The $2 billion deal that combines two of the biggest names in multifamily and commercial real estate is nearly complete, as Jones Lang LaSalle and HFF announced Friday that JLL’s acquisition of HFF is set to close on July 1.
Under the terms of the deal, which was originally announced in March, JLL will acquire all the outstanding shares of HFF in a cash and stock transaction that carries an equity value of approximately $2 billion.
According to the companies, the deal has received approval from all the relevant regulatory agencies and is now expected to close on July 1.
Earlier that day, HFF stockholders are expected to meet and vote on the deal. If they approve the deal, it will close after trading on the New York Stock Exchange ends for the day.
“Increasing the scale of our capital markets business is one of the key priorities in our Beyond strategic vision to drive long-term sustainable and profitable growth. The combination with HFF provides a unique opportunity to accelerate growth and establish JLL as a leading capital markets intermediary, with outstanding capabilities,” Christian Ulbrich, global CEO of JLL, said when the deal was first announced.
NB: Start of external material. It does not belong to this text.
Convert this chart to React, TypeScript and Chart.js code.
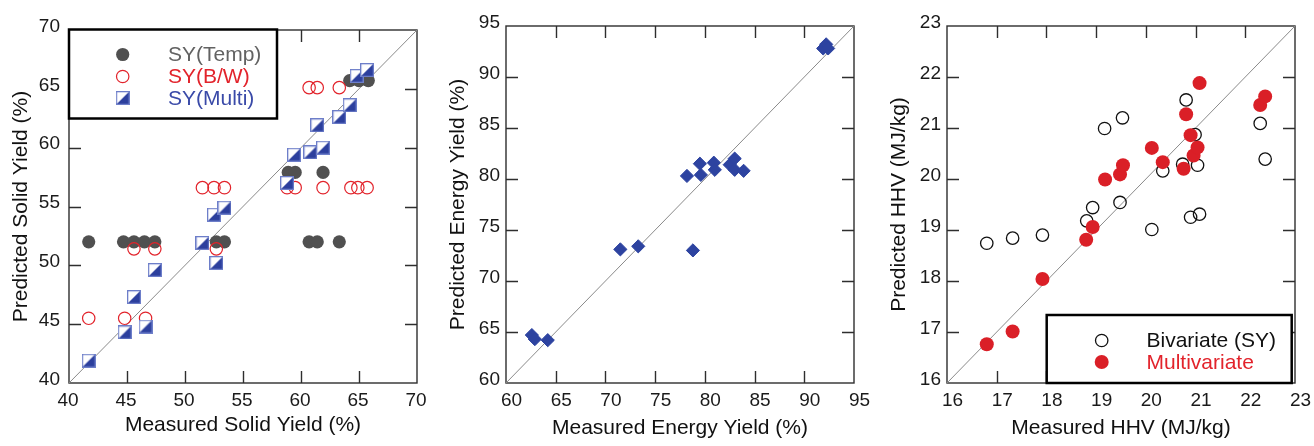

“We have long admired HFF for its expertise and leading reputation in the industry, as well as its client-first culture of teamwork, ethics and excellence, which aligns with our own,” Ulbrich added. “I believe that combining our organizations will deliver a range of compelling benefits for our clients, employees and shareholders.”
Upon closing of the deal, JLL shareholders are expected to own approximately 87% of the combined company, while HFF shareholders are expected to own approximately 13%.